When is InsertionSort actually optimal?

Problem. InsertionSort is O(n²) — so when is it actually the optimal choice?

What InsertionSort does

It grows a sorted prefix one element at a time, shifting each new element left into place. The number of shifts equals the number of inversions (out-of-order pairs) in the input — which is the key to when it shines.

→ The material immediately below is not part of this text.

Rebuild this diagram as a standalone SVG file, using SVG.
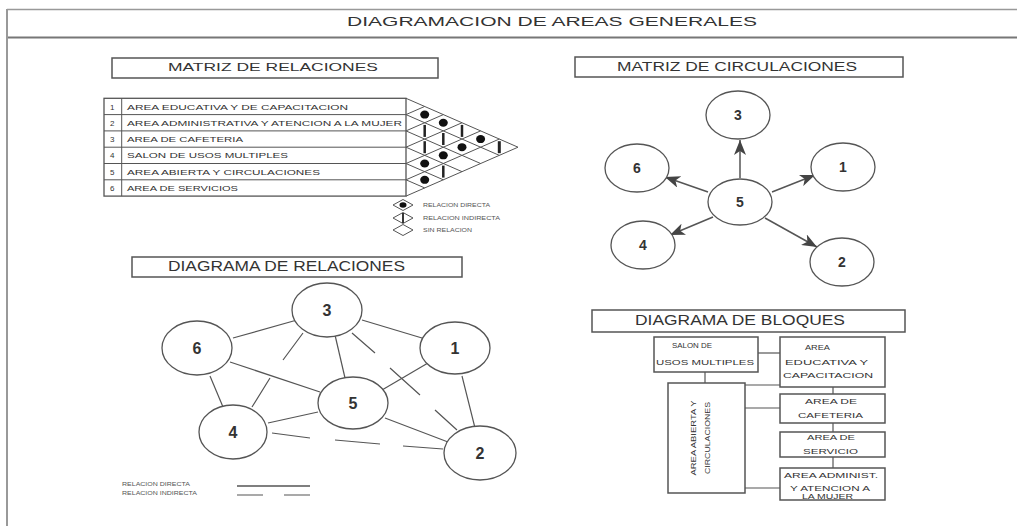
<svg xmlns="http://www.w3.org/2000/svg" width="1017" height="526" viewBox="0 0 1017 526">
<defs>
<style>
.t{font-family:"Liberation Sans",Arial,sans-serif;fill:#333}
.h{font-size:13px}
.s{font-size:8px}
.xs{font-size:5px;fill:#555}
.num{font-family:"Liberation Sans",Arial,sans-serif;font-weight:bold;fill:#333;text-anchor:middle}
.box{fill:#fff;stroke:#555;stroke-width:1.5}
.ln{stroke:#555;stroke-width:1.2;fill:none}
.grid{stroke:#555;stroke-width:1;fill:none}
.circ{fill:#fff;stroke:#555;stroke-width:1.3}
.dot{fill:#111}
.bar{stroke:#222;stroke-width:2.5}
.arr{stroke:#555;stroke-width:1.5;fill:none;marker-end:url(#ah)}
</style>
<marker id="ah" markerUnits="userSpaceOnUse" markerWidth="16" markerHeight="12" refX="15" refY="6" orient="auto">
<path d="M0,0 L15,6 L0,12 L4,6 z" fill="#444"/>
</marker>
</defs>
<rect width="1017" height="526" fill="#fff"/>

<!-- frame -->
<g id="frame">
<line x1="7" y1="9.5" x2="1017" y2="9.5" stroke="#999" stroke-width="1.5"/>
<line x1="7" y1="37.5" x2="1017" y2="37.5" stroke="#777" stroke-width="2"/>
<line x1="7" y1="9" x2="7" y2="526" stroke="#999" stroke-width="2"/>
<text class="t h" x="347" y="25.5" textLength="410" lengthAdjust="spacingAndGlyphs">DIAGRAMACION DE AREAS GENERALES</text>
</g>

<!-- MATRIZ DE RELACIONES -->
<g id="matriz-relaciones-title">
<rect class="box" x="112" y="58" width="326" height="20"/>
<text class="t" style="font-size:11px" x="168" y="71" textLength="210" lengthAdjust="spacingAndGlyphs">MATRIZ DE RELACIONES</text>
</g>
<g id="matriz-table">
<rect x="104" y="98.3" width="302" height="97.8" fill="none" stroke="#555" stroke-width="1.3"/>
<line class="grid" x1="121.7" y1="98.3" x2="121.7" y2="196.1"/>
<line class="grid" x1="104" y1="114.6" x2="406" y2="114.6"/>
<line class="grid" x1="104" y1="130.9" x2="406" y2="130.9"/>
<line class="grid" x1="104" y1="147.2" x2="406" y2="147.2"/>
<line class="grid" x1="104" y1="163.5" x2="406" y2="163.5"/>
<line class="grid" x1="104" y1="179.8" x2="406" y2="179.8"/>
<g class="t s">
<text x="110" y="109.5">1</text>
<text x="110" y="125.8">2</text>
<text x="110" y="142.1">3</text>
<text x="110" y="158.4">4</text>
<text x="110" y="174.7">5</text>
<text x="110" y="191">6</text>
<text x="127" y="109.5" textLength="221" lengthAdjust="spacingAndGlyphs">AREA EDUCATIVA Y DE CAPACITACION</text>
<text x="127" y="125.8" textLength="275" lengthAdjust="spacingAndGlyphs">AREA ADMINISTRATIVA Y ATENCION A LA MUJER</text>
<text x="127" y="142.1" textLength="116" lengthAdjust="spacingAndGlyphs">AREA DE CAFETERIA</text>
<text x="127" y="158.4" textLength="161" lengthAdjust="spacingAndGlyphs">SALON DE USOS MULTIPLES</text>
<text x="127" y="174.7" textLength="193" lengthAdjust="spacingAndGlyphs">AREA ABIERTA Y CIRCULACIONES</text>
<text x="127" y="191" textLength="111" lengthAdjust="spacingAndGlyphs">AREA DE SERVICIOS</text>
</g>
</g>
<g id="matriz-triangle">
<g class="grid">
<line x1="406" y1="98.3" x2="518" y2="147.2"/>
<line x1="406" y1="114.6" x2="499.3" y2="155.35"/>
<line x1="406" y1="130.9" x2="480.6" y2="163.5"/>
<line x1="406" y1="147.2" x2="462" y2="171.65"/>
<line x1="406" y1="163.5" x2="443.3" y2="179.8"/>
<line x1="406" y1="179.8" x2="424.7" y2="187.95"/>
<line x1="406" y1="114.6" x2="424.7" y2="106.45"/>
<line x1="406" y1="130.9" x2="443.3" y2="114.6"/>
<line x1="406" y1="147.2" x2="462" y2="122.75"/>
<line x1="406" y1="163.5" x2="480.6" y2="130.9"/>
<line x1="406" y1="179.8" x2="499.3" y2="139.05"/>
<line x1="406" y1="196.1" x2="518" y2="147.2"/>
</g>
<ellipse class="dot" cx="424.7" cy="114.6" rx="4.5" ry="4"/>
<ellipse class="dot" cx="443.3" cy="122.75" rx="4.5" ry="4"/>
<ellipse class="dot" cx="480.6" cy="139.05" rx="4.5" ry="4"/>
<ellipse class="dot" cx="462" cy="147.2" rx="4.5" ry="4"/>
<ellipse class="dot" cx="443.3" cy="155.35" rx="4.5" ry="4"/>
<ellipse class="dot" cx="424.7" cy="163.5" rx="4.5" ry="4"/>
<ellipse class="dot" cx="424.7" cy="179.8" rx="4.5" ry="4"/>
<line class="bar" x1="424.7" y1="124.9" x2="424.7" y2="136.9"/>
<line class="bar" x1="443.3" y1="133" x2="443.3" y2="145"/>
<line class="bar" x1="462" y1="124.9" x2="462" y2="136.9"/>
<line class="bar" x1="499.3" y1="141.2" x2="499.3" y2="153.2" style="stroke-width:3"/>
<line class="bar" x1="424.7" y1="141.2" x2="424.7" y2="153.2"/>
<line class="bar" x1="443.3" y1="165.6" x2="443.3" y2="177.6"/>
</g>
<g id="matriz-legend">
<polygon class="grid" points="393,205 403,199.5 413,205 403,210.5"/>
<ellipse class="dot" cx="403" cy="205" rx="3.5" ry="2.8"/>
<polygon class="grid" points="393,218 403,212.5 413,218 403,223.5"/>
<line class="bar" style="stroke-width:1.8" x1="403" y1="213" x2="403" y2="223"/>
<polygon class="grid" points="393,230 403,224.5 413,230 403,235.5"/>
<text class="t xs" x="423" y="207" textLength="67" lengthAdjust="spacingAndGlyphs">RELACION DIRECTA</text>
<text class="t xs" x="423" y="220" textLength="77" lengthAdjust="spacingAndGlyphs">RELACION INDIRECTA</text>
<text class="t xs" x="423" y="232" textLength="49" lengthAdjust="spacingAndGlyphs">SIN RELACION</text>
</g>

<!-- MATRIZ DE CIRCULACIONES -->
<g id="matriz-circulaciones-title">
<rect class="box" x="575" y="57" width="328" height="20"/>
<text class="t" style="font-size:12px" x="617" y="71" textLength="240" lengthAdjust="spacingAndGlyphs">MATRIZ DE CIRCULACIONES</text>
</g>
<g id="circulaciones-connectors">
<line class="arr" x1="740" y1="178" x2="740" y2="140"/>
<line class="arr" x1="708" y1="192" x2="665" y2="177"/>
<line class="arr" x1="772" y1="192" x2="815" y2="175"/>
<line class="arr" x1="713" y1="217" x2="670" y2="235"/>
<line class="arr" x1="765" y1="218" x2="817" y2="247"/>
</g>
<g id="c-3"><ellipse class="circ" cx="738" cy="115" rx="32" ry="24"/><text class="num" style="font-size:14px" x="738" y="120">3</text></g>
<g id="c-6"><ellipse class="circ" cx="637" cy="168" rx="32" ry="24"/><text class="num" style="font-size:14px" x="637" y="173">6</text></g>
<g id="c-1"><ellipse class="circ" cx="843" cy="167" rx="32" ry="24"/><text class="num" style="font-size:14px" x="843" y="172">1</text></g>
<g id="c-5"><ellipse class="circ" cx="740" cy="202" rx="32" ry="23"/><text class="num" style="font-size:14px" x="740" y="207">5</text></g>
<g id="c-4"><ellipse class="circ" cx="643" cy="245" rx="32" ry="24"/><text class="num" style="font-size:14px" x="643" y="250">4</text></g>
<g id="c-2"><ellipse class="circ" cx="842" cy="262" rx="32" ry="24"/><text class="num" style="font-size:14px" x="842" y="267">2</text></g>

<!-- DIAGRAMA DE RELACIONES -->
<g id="diagrama-relaciones-title">
<rect class="box" x="132" y="257" width="330" height="20"/>
<text class="t" style="font-size:14px" x="168" y="271" textLength="237" lengthAdjust="spacingAndGlyphs">DIAGRAMA DE RELACIONES</text>
</g>
<g id="relaciones-connectors" class="ln">
<line x1="297" y1="320" x2="233" y2="338"/>
<line x1="362" y1="320" x2="422" y2="338"/>
<line x1="335" y1="335" x2="345" y2="378"/>
<line x1="230" y1="362" x2="320" y2="392"/>
<line x1="210" y1="376" x2="223" y2="407"/>
<line x1="428" y1="363" x2="382" y2="390"/>
<line x1="462" y1="376" x2="475" y2="428"/>
<line x1="318" y1="412" x2="268" y2="423"/>
<line x1="385" y1="418" x2="448" y2="442"/>
<path d="M303,333 L283,360 M270,378 L252,407"/>
<path d="M352,333 L375,353 M390,368 L420,395 M435,410 L457,430"/>
<path d="M272,433 L310,438 M335,440 L380,444 M403,446 L443,449"/>
</g>
<g id="r-3"><ellipse class="circ" cx="327" cy="310" rx="35" ry="27"/><text class="num" style="font-size:16px" x="327" y="316">3</text></g>
<g id="r-6"><ellipse class="circ" cx="197" cy="348" rx="35" ry="27"/><text class="num" style="font-size:16px" x="197" y="354">6</text></g>
<g id="r-1"><ellipse class="circ" cx="455" cy="348" rx="35" ry="26"/><text class="num" style="font-size:16px" x="455" y="354">1</text></g>
<g id="r-5"><ellipse class="circ" cx="353" cy="403" rx="35" ry="26"/><text class="num" style="font-size:16px" x="353" y="409">5</text></g>
<g id="r-4"><ellipse class="circ" cx="233" cy="432" rx="34" ry="27"/><text class="num" style="font-size:16px" x="233" y="438">4</text></g>
<g id="r-2"><ellipse class="circ" cx="480" cy="453" rx="36" ry="27"/><text class="num" style="font-size:16px" x="480" y="459">2</text></g>
<g id="relaciones-legend">
<text class="t xs" x="122" y="486" textLength="68" lengthAdjust="spacingAndGlyphs">RELACION DIRECTA</text>
<text class="t xs" x="122" y="495" textLength="75" lengthAdjust="spacingAndGlyphs">RELACION INDIRECTA</text>
<line class="ln" x1="237" y1="486" x2="310" y2="486" style="stroke-width:1.6"/>
<path class="ln" d="M237,495 L263,495 M284,495 L310,495"/>
</g>

<!-- DIAGRAMA DE BLOQUES -->
<g id="diagrama-bloques-title">
<rect class="box" x="592" y="310" width="313" height="22"/>
<text class="t" style="font-size:15px" x="635" y="325" textLength="210" lengthAdjust="spacingAndGlyphs">DIAGRAMA DE BLOQUES</text>
</g>
<g id="bloques-connectors" class="ln">
<line x1="758" y1="353" x2="780" y2="353"/>
<line x1="705" y1="372" x2="705" y2="383"/>
<line x1="745" y1="385" x2="780" y2="385"/>
<line x1="833" y1="387" x2="833" y2="394"/>
<line x1="745" y1="408" x2="780" y2="408"/>
<line x1="833" y1="423" x2="833" y2="432"/>
<line x1="833" y1="457" x2="833" y2="468"/>
<line x1="745" y1="488" x2="780" y2="488"/>
</g>
<g id="b-salon">
<rect class="box" x="654" y="337" width="104" height="35"/>
<text class="t s" x="672" y="348" textLength="40" lengthAdjust="spacingAndGlyphs">SALON DE</text>
<text class="t s" x="656" y="365" textLength="98" lengthAdjust="spacingAndGlyphs">USOS MULTIPLES</text>
</g>
<g id="b-educativa">
<rect class="box" x="780" y="337" width="105" height="50"/>
<text class="t s" x="805" y="350" textLength="25" lengthAdjust="spacingAndGlyphs">AREA</text>
<text class="t s" x="785" y="365" textLength="83" lengthAdjust="spacingAndGlyphs">EDUCATIVA Y</text>
<text class="t s" x="783" y="378" textLength="90" lengthAdjust="spacingAndGlyphs">CAPACITACION</text>
</g>
<g id="b-abierta">
<rect class="box" x="668" y="383" width="77" height="110"/>
<g transform="translate(700,438) rotate(-90)">
<text class="t s" x="0" y="-4" text-anchor="middle" textLength="75" lengthAdjust="spacingAndGlyphs">AREA ABIERTA Y</text>
<text class="t s" x="0" y="10" text-anchor="middle" textLength="72" lengthAdjust="spacingAndGlyphs">CIRCULACIONES</text>
</g>
</g>
<g id="b-cafeteria">
<rect class="box" x="780" y="394" width="105" height="29"/>
<text class="t s" x="805" y="404" textLength="52" lengthAdjust="spacingAndGlyphs">AREA DE</text>
<text class="t s" x="798" y="418" textLength="65" lengthAdjust="spacingAndGlyphs">CAFETERIA</text>
</g>
<g id="b-servicio">
<rect class="box" x="780" y="432" width="105" height="25"/>
<text class="t s" x="807" y="440" textLength="48" lengthAdjust="spacingAndGlyphs">AREA DE</text>
<text class="t s" x="803" y="454" textLength="55" lengthAdjust="spacingAndGlyphs">SERVICIO</text>
</g>
<g id="b-administ">
<rect class="box" x="780" y="468" width="105" height="32"/>
<text class="t s" x="784" y="478" textLength="94" lengthAdjust="spacingAndGlyphs">AREA ADMINIST.</text>
<text class="t s" x="790" y="491" textLength="80" lengthAdjust="spacingAndGlyphs">Y ATENCION A</text>
<text class="t s" x="802" y="499" textLength="51" lengthAdjust="spacingAndGlyphs">LA MUJER</text>
</g>
</svg>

void insertionSort(int[] a) {
    for (int i = 1; i < a.length; i++) {
        int key = a[i], j = i - 1;
        while (j >= 0 && a[j] > key) { a[j + 1] = a[j]; j--; }
        a[j + 1] = key;
    }
}

When it wins

• Small arrays. For n below ~16–64, its tiny constant factor and zero setup beat the recursion/allocation overhead of MergeSort or Quicksort. This is exactly why production sorts (dual-pivot Quicksort, Timsort) cut over to insertion sort for small subarrays.
• Nearly-sorted data. If the array has d inversions, InsertionSort runs in O(n + d) — effectively O(n) when d is small. On already-sorted input it's a single O(n) pass that does no shifts. This adaptivity is why Timsort uses binary insertion sort to extend short runs.
• Online / streaming. It can sort as elements arrive — insert each new item into the already-sorted prefix — without seeing the whole input first. MergeSort and Quicksort can't.
• Stable and in-place. It preserves equal elements' order and uses O(1) extra space, so it never breaks a multi-key sort.